Georgia eager to scratch its 41-year national championship itch

'We came here to be legendary,' 6-foot-3, 235-pound junior Nolan Smith says

Georgia photo by Tony Walsh / Alabama quarterback Bryce Young eludes the pressure from Georgia junior outside linebacker Nolan Smith during last month's 41-24 win by the Crimson Tide at the Southeastern Conference championship game in Atlanta. The two programs will vie again Monday night in Indianapolis for the national title, with the Bulldogs seeking to end their 41-year drought.
Georgia photo by Tony Walsh / Alabama quarterback Bryce Young eludes the pressure from Georgia junior outside linebacker Nolan Smith during last month's 41-24 win by the Crimson Tide at the Southeastern Conference championship game in Atlanta. The two programs will vie again Monday night in Indianapolis for the national title, with the Bulldogs seeking to end their 41-year drought.

Nolan Smith is a chiseled 6-foot-3, 235-pound junior outside linebacker for the University of Georgia who arrived in Athens as college football's highest-rated recruit in the 2019 signing class.

Early last month, moments after his Bulldogs fell to Alabama 41-24 at the Southeastern Conference championship game in Atlanta, the usually imposing Smith was a blubbering mess.

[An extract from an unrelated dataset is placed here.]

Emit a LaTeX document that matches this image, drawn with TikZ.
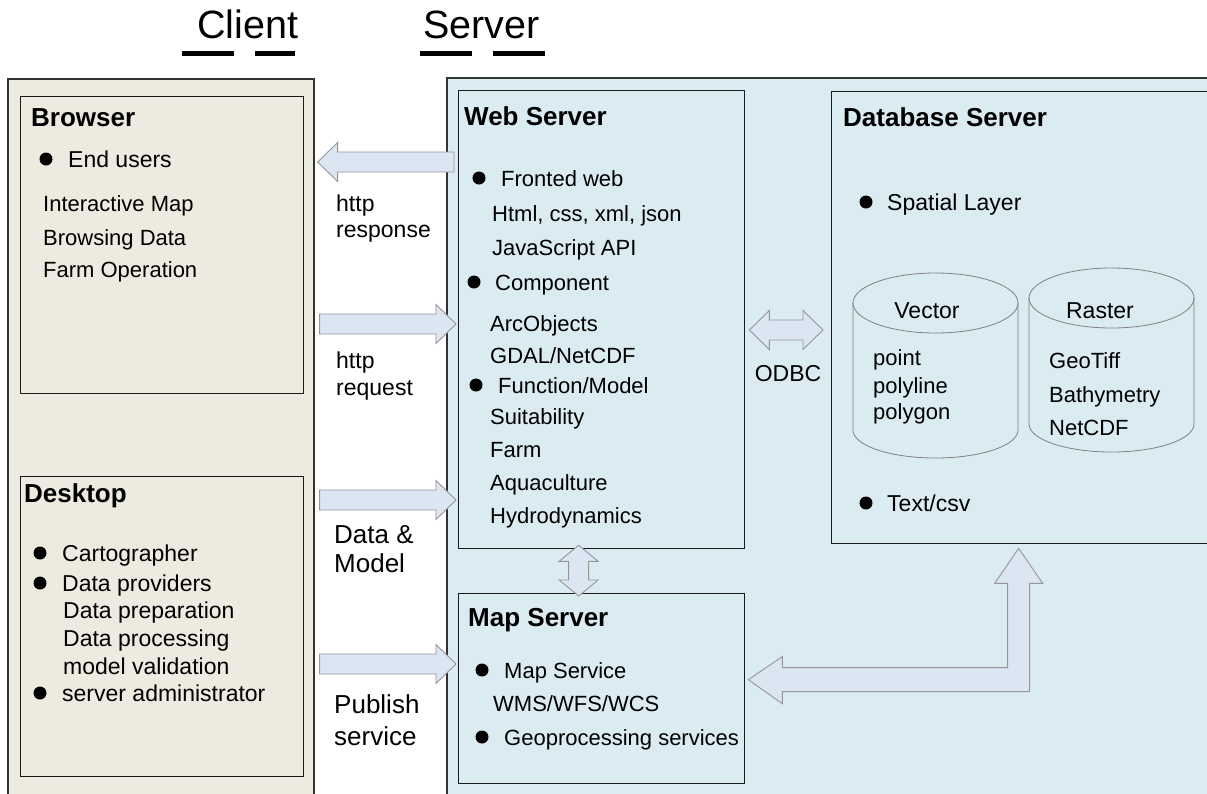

"Want the honest to God truth? I cried," Smith said during a recent group Zoom call for national media. "I'm 20 now. I've been playing football since I was 4 – for 16 years - and haven't won anything. I've won a couple of bowl games, but I haven't won anything big like a championship.

"I could care less how it gets done or how pretty it looks. I just want to win one."

The College Football Playoff's third-seeded Bulldogs earned another crack at coach Nick Saban's top-seeded Crimson Tide by winning the Orange Bowl 34-11 over second-seeded Michigan on New Year's Eve. To claim a national championship, Georgia must topple the sport's gold standard Monday night at Lucas Oil Stadium in Indianapolis.

Alabama, which routed fourth-seeded Cincinnati 27-6 in the Cotton Bowl on New Year's Eve to reach this familiar spot, has won six of the last 14 national titles under Saban and has defeated Georgia six straight times. The Crimson Tide's domination of the Bulldogs includes the national championship game of the 2017 season in Atlanta, when a 41-yard touchdown pass from Tua Tagovailoa to DeVonta Smith on second-and-26 delivered a riveting 26-23 overtime triumph.

"They've also been a problem and a thorn for any team they've played besides ours," Bulldogs sixth-year coach Kirby Smart, who spent eight seasons as Saban's defensive coordinator in Tuscaloosa before coming to Georgia, said on the videoconference call. "We have that in common with a lot of teams."

Georgia's latest opportunity to stem the Tide could result in the program's first national crown since 1980, a year that contained the Iran hostage crisis, "The Empire Strikes Back" and Ronald Reagan's landslide victory over Jimmy Carter. Since the Bulldogs last reigned supreme, they have watched the other five members of the SEC's historical big six - Alabama, Auburn, Florida, LSU and Tennessee - ascend to college football's summit.

Herschel Walker was an 18-year-old freshman tailback who spearheaded the Bulldogs to that 1980 title. Now he's a 59-year-old candidate seeking the Republican nomination in Georgia's 2022 U.S. Senate race.

"It gets brought up pretty often, just knowing that was the last national championship that was won at Georgia, which was 41 years ago," Bulldogs redshirt junior receiver Kearis Jackson said in the videoconference. "Now we have the opportunity right in front of us. We have to go make a statement so we can be the next ones that people are going to be talking about - the 2021 team."

Georgia's roster is overrun annually with Peach State players, with Smith hailing from Savannah, Jackson from Fort Valley, redshirt freshman receiver Ladd McConkey from Chatsworth and fifth-year senior quarterback Stetson Bennett from Blackshear, to name but a few. They will take the field Monday representing former Bulldogs in-state greats such as Champ Bailey and David Pollack who never got this far, but they can't make the burden too big.

"I know this means a lot to a lot of people," Bennett said on the videoconference. "Is it just another game? No, I'm not silly, but I don't think as 20-year-old kids that you can put that kind of pressure on yourself, because you might go crazy."

These Bulldogs simply want to experience the kind of crazy that has confetti involved.

"This would mean everything," Smith said on the videoconference. "There are a lot of kids born and raised in the state of Georgia, and this is one you'll never forget. Ultimately, my goal and my dream is to someday bring my kid back and tell him, 'This is what I did.'

"I don't just want to be another University of Georgia player. We came here to be legendary."